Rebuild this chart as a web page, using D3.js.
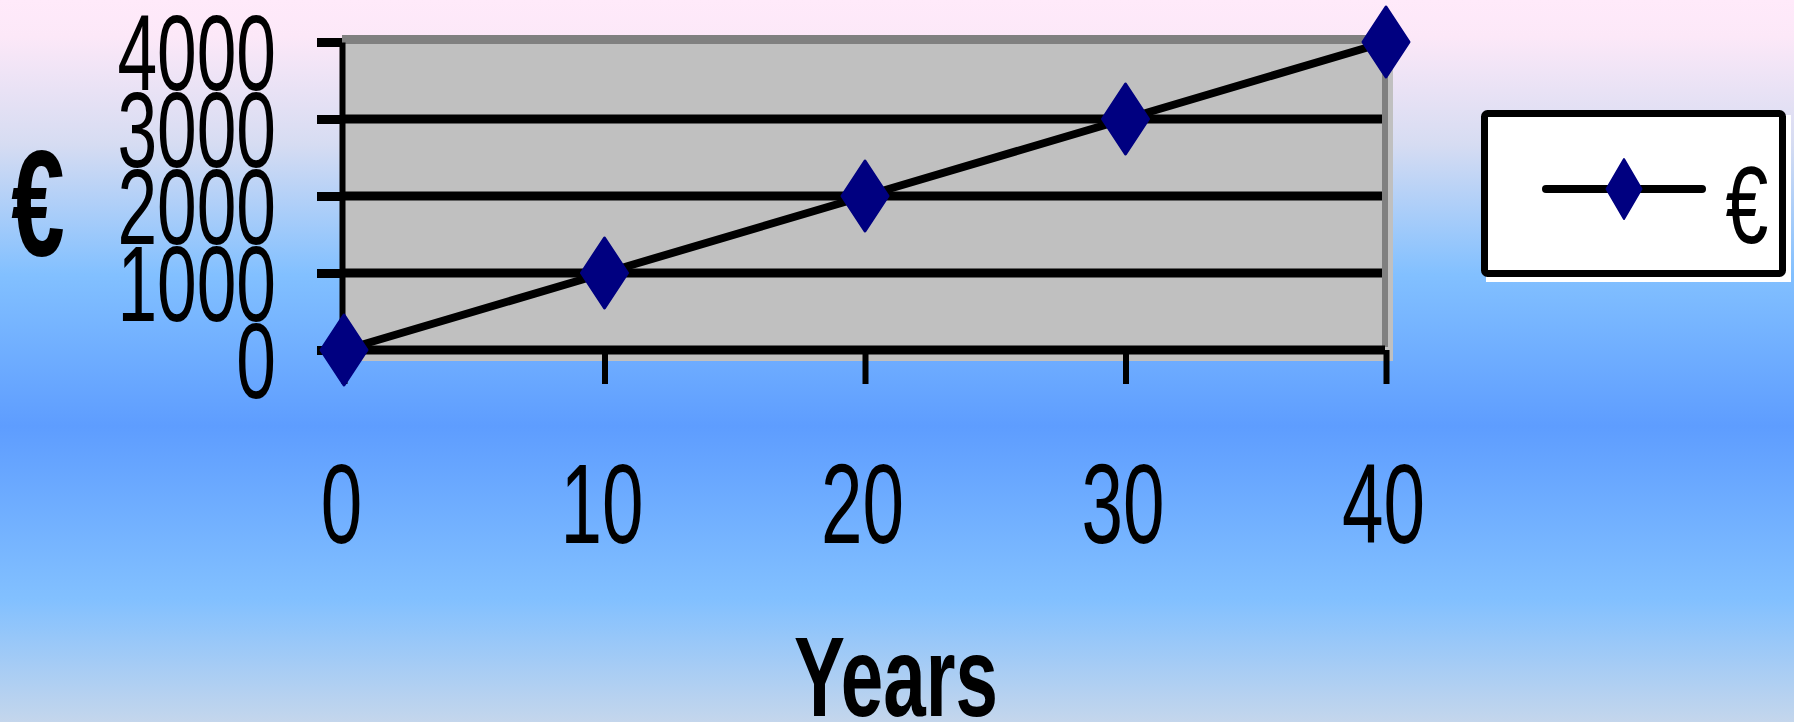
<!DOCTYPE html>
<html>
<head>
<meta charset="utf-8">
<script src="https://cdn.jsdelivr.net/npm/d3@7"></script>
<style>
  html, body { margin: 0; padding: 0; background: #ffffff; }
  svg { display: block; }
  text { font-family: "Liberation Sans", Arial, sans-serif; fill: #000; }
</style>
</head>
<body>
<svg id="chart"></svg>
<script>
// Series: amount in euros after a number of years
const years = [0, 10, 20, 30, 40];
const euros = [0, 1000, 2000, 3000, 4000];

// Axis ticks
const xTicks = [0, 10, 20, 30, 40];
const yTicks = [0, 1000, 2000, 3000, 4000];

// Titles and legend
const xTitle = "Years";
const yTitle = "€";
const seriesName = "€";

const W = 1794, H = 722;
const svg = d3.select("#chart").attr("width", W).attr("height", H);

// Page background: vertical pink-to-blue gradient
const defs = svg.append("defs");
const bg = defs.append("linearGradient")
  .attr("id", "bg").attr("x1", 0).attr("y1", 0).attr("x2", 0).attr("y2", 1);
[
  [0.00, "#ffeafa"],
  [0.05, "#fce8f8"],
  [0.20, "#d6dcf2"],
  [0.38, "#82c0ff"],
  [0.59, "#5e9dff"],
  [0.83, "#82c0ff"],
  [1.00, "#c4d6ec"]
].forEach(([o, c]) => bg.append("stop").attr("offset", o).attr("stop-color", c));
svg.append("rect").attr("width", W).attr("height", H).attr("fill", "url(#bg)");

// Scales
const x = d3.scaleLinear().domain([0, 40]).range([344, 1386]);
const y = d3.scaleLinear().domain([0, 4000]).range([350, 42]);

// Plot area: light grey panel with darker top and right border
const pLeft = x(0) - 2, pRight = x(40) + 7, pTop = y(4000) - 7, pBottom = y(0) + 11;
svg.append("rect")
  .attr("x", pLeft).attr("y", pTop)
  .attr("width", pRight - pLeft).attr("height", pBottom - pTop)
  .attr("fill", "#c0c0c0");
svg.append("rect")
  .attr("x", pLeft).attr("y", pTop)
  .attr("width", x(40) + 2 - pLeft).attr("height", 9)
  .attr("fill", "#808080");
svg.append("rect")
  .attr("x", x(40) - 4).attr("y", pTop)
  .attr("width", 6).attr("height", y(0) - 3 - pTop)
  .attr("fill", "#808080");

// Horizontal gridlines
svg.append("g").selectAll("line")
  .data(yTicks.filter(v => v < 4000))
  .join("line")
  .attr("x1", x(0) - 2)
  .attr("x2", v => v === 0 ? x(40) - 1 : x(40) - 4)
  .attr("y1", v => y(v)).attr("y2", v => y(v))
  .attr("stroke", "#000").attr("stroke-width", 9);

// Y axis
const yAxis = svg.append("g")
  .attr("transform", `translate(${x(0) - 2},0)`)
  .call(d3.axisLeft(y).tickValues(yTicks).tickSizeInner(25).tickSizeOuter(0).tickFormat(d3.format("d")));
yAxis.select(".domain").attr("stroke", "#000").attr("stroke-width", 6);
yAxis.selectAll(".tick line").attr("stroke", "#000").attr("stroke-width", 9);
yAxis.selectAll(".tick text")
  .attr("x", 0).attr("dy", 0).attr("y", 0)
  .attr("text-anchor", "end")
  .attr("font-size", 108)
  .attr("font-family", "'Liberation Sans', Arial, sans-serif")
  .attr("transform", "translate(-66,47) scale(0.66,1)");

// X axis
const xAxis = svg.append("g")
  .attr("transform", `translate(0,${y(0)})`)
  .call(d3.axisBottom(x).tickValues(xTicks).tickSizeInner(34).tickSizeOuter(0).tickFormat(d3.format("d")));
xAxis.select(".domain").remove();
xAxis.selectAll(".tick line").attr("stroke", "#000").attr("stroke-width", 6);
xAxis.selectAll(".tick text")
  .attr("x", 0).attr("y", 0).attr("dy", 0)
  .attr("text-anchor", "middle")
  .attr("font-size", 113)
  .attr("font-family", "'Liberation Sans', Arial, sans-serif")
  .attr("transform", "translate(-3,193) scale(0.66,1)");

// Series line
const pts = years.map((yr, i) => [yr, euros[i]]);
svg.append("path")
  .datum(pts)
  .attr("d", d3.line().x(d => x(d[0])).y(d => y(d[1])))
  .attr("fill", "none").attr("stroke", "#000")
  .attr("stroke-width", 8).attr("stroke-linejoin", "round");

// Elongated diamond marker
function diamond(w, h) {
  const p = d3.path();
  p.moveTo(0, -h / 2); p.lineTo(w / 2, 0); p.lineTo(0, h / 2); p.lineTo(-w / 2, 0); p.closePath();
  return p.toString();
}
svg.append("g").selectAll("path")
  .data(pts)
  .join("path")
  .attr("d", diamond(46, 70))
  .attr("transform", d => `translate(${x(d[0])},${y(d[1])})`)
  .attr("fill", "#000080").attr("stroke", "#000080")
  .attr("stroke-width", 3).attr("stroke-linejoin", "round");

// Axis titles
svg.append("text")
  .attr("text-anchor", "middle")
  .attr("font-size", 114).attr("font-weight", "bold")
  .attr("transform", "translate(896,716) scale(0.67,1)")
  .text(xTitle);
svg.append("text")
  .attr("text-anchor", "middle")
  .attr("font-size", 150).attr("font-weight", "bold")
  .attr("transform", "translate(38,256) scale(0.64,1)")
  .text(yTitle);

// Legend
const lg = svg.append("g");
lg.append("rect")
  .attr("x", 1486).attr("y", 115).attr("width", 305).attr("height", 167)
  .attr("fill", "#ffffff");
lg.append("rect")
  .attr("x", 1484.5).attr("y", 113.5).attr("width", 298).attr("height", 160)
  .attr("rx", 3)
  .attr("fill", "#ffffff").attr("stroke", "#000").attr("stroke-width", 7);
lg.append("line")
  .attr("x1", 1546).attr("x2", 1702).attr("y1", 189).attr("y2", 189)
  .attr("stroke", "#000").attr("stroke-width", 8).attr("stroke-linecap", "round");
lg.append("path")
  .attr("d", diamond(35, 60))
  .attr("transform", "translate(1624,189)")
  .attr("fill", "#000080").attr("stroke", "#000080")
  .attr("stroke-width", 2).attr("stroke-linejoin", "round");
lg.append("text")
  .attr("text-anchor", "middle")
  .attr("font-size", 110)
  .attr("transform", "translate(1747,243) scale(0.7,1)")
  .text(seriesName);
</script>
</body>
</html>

▬▬▬▬▬▬

▶ _BRIEF_
Scan the lines for the string "chart". Copy out each line that matches.

▶ _WRITTEN RESPONSE_
Rebuild this chart as a web page, using D3.js.
<svg id="chart"></svg>
const svg = d3.select("#chart").attr("width", W).attr("height", H);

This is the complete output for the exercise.